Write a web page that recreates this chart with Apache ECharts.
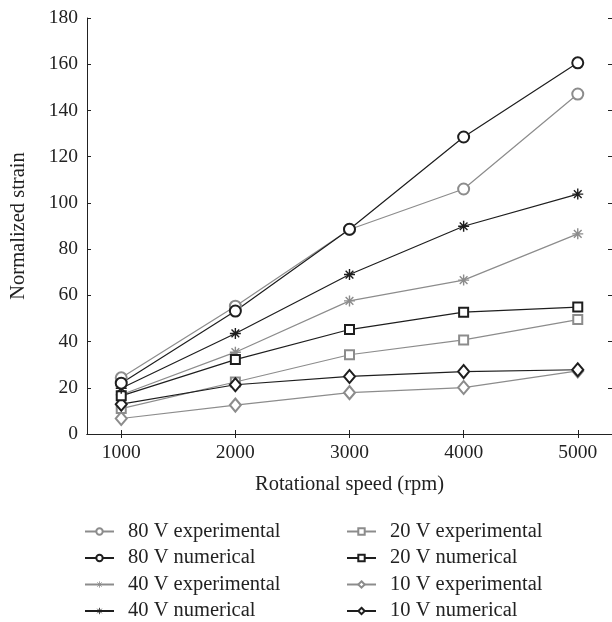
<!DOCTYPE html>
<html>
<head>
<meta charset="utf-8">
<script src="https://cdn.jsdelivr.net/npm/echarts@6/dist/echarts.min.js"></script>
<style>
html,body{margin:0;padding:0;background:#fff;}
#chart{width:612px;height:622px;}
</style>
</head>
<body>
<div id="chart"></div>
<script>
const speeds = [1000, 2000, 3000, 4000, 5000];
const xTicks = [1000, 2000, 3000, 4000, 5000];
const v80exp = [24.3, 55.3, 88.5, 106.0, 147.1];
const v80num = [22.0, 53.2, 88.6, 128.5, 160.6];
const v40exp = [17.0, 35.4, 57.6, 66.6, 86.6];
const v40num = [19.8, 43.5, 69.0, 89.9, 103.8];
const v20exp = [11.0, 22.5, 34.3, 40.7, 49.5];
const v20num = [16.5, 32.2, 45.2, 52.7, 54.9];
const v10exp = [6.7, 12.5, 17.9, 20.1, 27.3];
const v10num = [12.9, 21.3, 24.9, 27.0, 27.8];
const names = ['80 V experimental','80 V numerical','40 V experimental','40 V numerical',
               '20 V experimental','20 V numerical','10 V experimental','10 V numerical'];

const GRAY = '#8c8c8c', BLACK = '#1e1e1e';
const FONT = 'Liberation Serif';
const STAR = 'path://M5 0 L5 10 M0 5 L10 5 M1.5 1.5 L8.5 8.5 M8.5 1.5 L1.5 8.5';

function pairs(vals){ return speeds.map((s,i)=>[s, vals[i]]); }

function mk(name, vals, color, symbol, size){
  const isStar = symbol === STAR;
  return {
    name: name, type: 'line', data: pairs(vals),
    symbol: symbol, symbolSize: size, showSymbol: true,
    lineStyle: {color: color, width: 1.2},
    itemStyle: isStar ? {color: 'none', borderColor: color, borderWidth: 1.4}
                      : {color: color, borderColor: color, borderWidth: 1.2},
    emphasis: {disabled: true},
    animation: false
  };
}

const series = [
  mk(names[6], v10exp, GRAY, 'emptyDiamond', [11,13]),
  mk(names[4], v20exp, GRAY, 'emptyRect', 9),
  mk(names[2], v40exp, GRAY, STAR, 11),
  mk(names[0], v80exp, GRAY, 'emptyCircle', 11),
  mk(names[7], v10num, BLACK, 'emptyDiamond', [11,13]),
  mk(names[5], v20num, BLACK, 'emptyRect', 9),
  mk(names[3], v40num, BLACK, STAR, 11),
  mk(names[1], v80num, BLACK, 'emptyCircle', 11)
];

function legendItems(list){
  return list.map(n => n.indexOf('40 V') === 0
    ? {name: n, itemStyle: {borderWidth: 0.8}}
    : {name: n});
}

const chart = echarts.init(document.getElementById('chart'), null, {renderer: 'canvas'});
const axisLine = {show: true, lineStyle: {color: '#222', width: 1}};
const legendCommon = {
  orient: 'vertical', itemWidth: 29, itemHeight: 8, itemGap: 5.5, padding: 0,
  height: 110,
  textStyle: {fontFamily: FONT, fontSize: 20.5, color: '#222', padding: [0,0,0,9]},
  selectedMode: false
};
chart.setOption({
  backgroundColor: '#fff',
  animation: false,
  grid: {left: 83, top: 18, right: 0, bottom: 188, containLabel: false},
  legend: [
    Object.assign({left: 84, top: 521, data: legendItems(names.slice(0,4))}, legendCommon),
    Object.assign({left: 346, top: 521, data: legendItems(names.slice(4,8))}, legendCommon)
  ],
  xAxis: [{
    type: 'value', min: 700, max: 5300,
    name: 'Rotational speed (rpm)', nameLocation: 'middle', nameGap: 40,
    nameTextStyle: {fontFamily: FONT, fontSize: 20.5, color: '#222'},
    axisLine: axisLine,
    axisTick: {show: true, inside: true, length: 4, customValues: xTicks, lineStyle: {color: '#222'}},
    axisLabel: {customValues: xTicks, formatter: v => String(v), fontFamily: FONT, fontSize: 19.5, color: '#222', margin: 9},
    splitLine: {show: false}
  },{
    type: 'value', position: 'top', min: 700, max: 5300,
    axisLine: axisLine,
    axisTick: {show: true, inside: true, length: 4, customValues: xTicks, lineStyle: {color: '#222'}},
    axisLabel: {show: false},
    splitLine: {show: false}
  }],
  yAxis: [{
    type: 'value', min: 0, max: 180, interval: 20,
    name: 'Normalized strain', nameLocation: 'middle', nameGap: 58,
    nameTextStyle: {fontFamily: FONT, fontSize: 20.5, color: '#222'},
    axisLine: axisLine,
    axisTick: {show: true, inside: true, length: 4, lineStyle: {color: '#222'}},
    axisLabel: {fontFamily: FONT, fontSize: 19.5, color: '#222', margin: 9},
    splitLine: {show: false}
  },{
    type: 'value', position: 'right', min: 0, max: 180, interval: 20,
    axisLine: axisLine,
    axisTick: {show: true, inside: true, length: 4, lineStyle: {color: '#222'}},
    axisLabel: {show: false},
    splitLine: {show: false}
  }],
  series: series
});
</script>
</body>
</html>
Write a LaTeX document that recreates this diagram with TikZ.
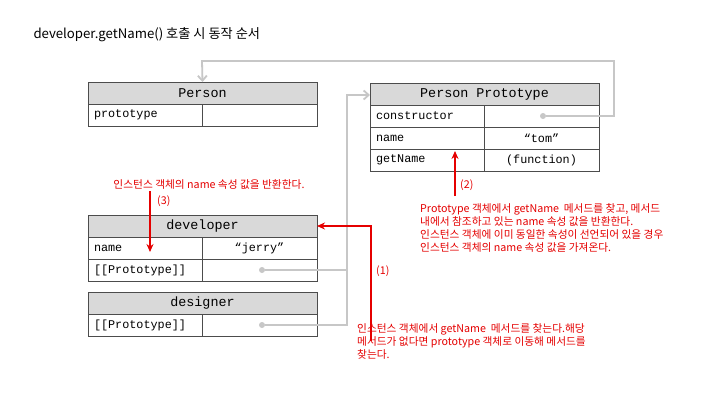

> [Goal] Without the pictures, copy the material exactly as given.

> [Output of the task]
Write a web page that recreates this chart with Apache ECharts.
<!DOCTYPE html>
<html>
<head>
<meta charset="utf-8">
<script src="https://cdn.jsdelivr.net/npm/echarts@6/dist/echarts.min.js"></script>
<style>
html,body{margin:0;padding:0;background:#fff;}
#chart{width:612px;height:622px;}
</style>
</head>
<body>
<div id="chart"></div>
<script>
const speeds = [1000, 2000, 3000, 4000, 5000];
const xTicks = [1000, 2000, 3000, 4000, 5000];
const v80exp = [24.3, 55.3, 88.5, 106.0, 147.1];
const v80num = [22.0, 53.2, 88.6, 128.5, 160.6];
const v40exp = [17.0, 35.4, 57.6, 66.6, 86.6];
const v40num = [19.8, 43.5, 69.0, 89.9, 103.8];
const v20exp = [11.0, 22.5, 34.3, 40.7, 49.5];
const v20num = [16.5, 32.2, 45.2, 52.7, 54.9];
const v10exp = [6.7, 12.5, 17.9, 20.1, 27.3];
const v10num = [12.9, 21.3, 24.9, 27.0, 27.8];
const names = ['80 V experimental','80 V numerical','40 V experimental','40 V numerical',
               '20 V experimental','20 V numerical','10 V experimental','10 V numerical'];

const GRAY = '#8c8c8c', BLACK = '#1e1e1e';
const FONT = 'Liberation Serif';
const STAR = 'path://M5 0 L5 10 M0 5 L10 5 M1.5 1.5 L8.5 8.5 M8.5 1.5 L1.5 8.5';

function pairs(vals){ return speeds.map((s,i)=>[s, vals[i]]); }

function mk(name, vals, color, symbol, size){
  const isStar = symbol === STAR;
  return {
    name: name, type: 'line', data: pairs(vals),
    symbol: symbol, symbolSize: size, showSymbol: true,
    lineStyle: {color: color, width: 1.2},
    itemStyle: isStar ? {color: 'none', borderColor: color, borderWidth: 1.4}
                      : {color: color, borderColor: color, borderWidth: 1.2},
    emphasis: {disabled: true},
    animation: false
  };
}

const series = [
  mk(names[6], v10exp, GRAY, 'emptyDiamond', [11,13]),
  mk(names[4], v20exp, GRAY, 'emptyRect', 9),
  mk(names[2], v40exp, GRAY, STAR, 11),
  mk(names[0], v80exp, GRAY, 'emptyCircle', 11),
  mk(names[7], v10num, BLACK, 'emptyDiamond', [11,13]),
  mk(names[5], v20num, BLACK, 'emptyRect', 9),
  mk(names[3], v40num, BLACK, STAR, 11),
  mk(names[1], v80num, BLACK, 'emptyCircle', 11)
];

function legendItems(list){
  return list.map(n => n.indexOf('40 V') === 0
    ? {name: n, itemStyle: {borderWidth: 0.8}}
    : {name: n});
}

const chart = echarts.init(document.getElementById('chart'), null, {renderer: 'canvas'});
const axisLine = {show: true, lineStyle: {color: '#222', width: 1}};
const legendCommon = {
  orient: 'vertical', itemWidth: 29, itemHeight: 8, itemGap: 5.5, padding: 0,
  height: 110,
  textStyle: {fontFamily: FONT, fontSize: 20.5, color: '#222', padding: [0,0,0,9]},
  selectedMode: false
};
chart.setOption({
  backgroundColor: '#fff',
  animation: false,
  grid: {left: 83, top: 18, right: 0, bottom: 188, containLabel: false},
  legend: [
    Object.assign({left: 84, top: 521, data: legendItems(names.slice(0,4))}, legendCommon),
    Object.assign({left: 346, top: 521, data: legendItems(names.slice(4,8))}, legendCommon)
  ],
  xAxis: [{
    type: 'value', min: 700, max: 5300,
    name: 'Rotational speed (rpm)', nameLocation: 'middle', nameGap: 40,
    nameTextStyle: {fontFamily: FONT, fontSize: 20.5, color: '#222'},
    axisLine: axisLine,
    axisTick: {show: true, inside: true, length: 4, customValues: xTicks, lineStyle: {color: '#222'}},
    axisLabel: {customValues: xTicks, formatter: v => String(v), fontFamily: FONT, fontSize: 19.5, color: '#222', margin: 9},
    splitLine: {show: false}
  },{
    type: 'value', position: 'top', min: 700, max: 5300,
    axisLine: axisLine,
    axisTick: {show: true, inside: true, length: 4, customValues: xTicks, lineStyle: {color: '#222'}},
    axisLabel: {show: false},
    splitLine: {show: false}
  }],
  yAxis: [{
    type: 'value', min: 0, max: 180, interval: 20,
    name: 'Normalized strain', nameLocation: 'middle', nameGap: 58,
    nameTextStyle: {fontFamily: FONT, fontSize: 20.5, color: '#222'},
    axisLine: axisLine,
    axisTick: {show: true, inside: true, length: 4, lineStyle: {color: '#222'}},
    axisLabel: {fontFamily: FONT, fontSize: 19.5, color: '#222', margin: 9},
    splitLine: {show: false}
  },{
    type: 'value', position: 'right', min: 0, max: 180, interval: 20,
    axisLine: axisLine,
    axisTick: {show: true, inside: true, length: 4, lineStyle: {color: '#222'}},
    axisLabel: {show: false},
    splitLine: {show: false}
  }],
  series: series
});
</script>
</body>
</html>
Write a LaTeX document that recreates this diagram with TikZ.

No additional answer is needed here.